GOP will have a substantial monetary advantage in 2018 election

The Hill:
Two prominent outside groups aligned with Speaker Paul Ryan (R-Wis.) combined to raise $66 million in 2017, record hauls that Republicans will need as they seek to maintain a majority in the House amid stiff political headwinds.

The Congressional Leadership Fund (CLF), which raised less than $500,000 in the last off-year, pulled in $26 million in 2017 and has $15 million in cash-on-hand. An affiliated group, the American Action Network (AAN), brought in another $40 million.

“CLF’s record-setting off-year fundraising is a testament to Speaker Ryan’s leadership and House Republicans’ conservative agenda,” CLF and AAN Executive Director Corry Bliss said in a statement. “Knowing history is against us, CLF’s field program has laid the groundwork to protect the Republican House majority well ahead of Election Day, opening 27 field offices and making over 5 million voter contacts to date. AAN is well-prepared to continue to promote the conservative policies of House leadership, and CLF is ready to ensure Republicans maintain the majority in 2018.

The party that controls the White House has historically struggled to maintain seats in Congress in midterm elections.

Democrats need to pick up 24 seats to take control of the House in 2018 and President Trump’s low approval rating, coupled with the Democrats’ double-digit lead in generic ballot polling, has some predicting a wave election in which Republicans could lose the House.

The GOP’s efforts to hold on to the House have been complicated by a string of retirements. On Monday, House Foreign Affairs Committee chairman Ed Royce (R-Calif.) became the eighth panel chairman to announce he would not seek reelection.

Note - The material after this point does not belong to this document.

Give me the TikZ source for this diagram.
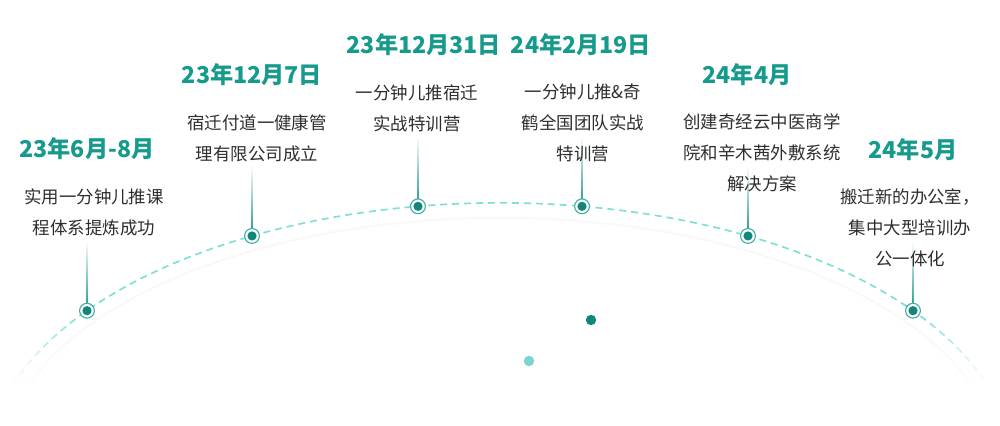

House Republicans will have to defend at least 30 open seats in 2018 due to retirements, resignations or lawmakers seeking other offices, while Democrats will only have to contend with about half as many open seats.

The CLF and AAN have been putting their money to use by setting up shop in competitive districts.
...
The Democrats are already behind when it comes to campaign money because they are still trying to pay off the money they borrowed in a losing effort in 2016.  In terms of cash on hand, the GOP has about a 10 to one advantage.

The Republicans will have a strong case to make against the Democrats who voted against the tax cuts.  The Democrats are also making a mistake with voters by trying to help the rich in blue states avoid taxes.  Their claims that the GOP reforms were "tax cuts for the rich" were always bogus, and now with their current schemes to help the rich avoid the tax increases in the reform make them look like hypocrites.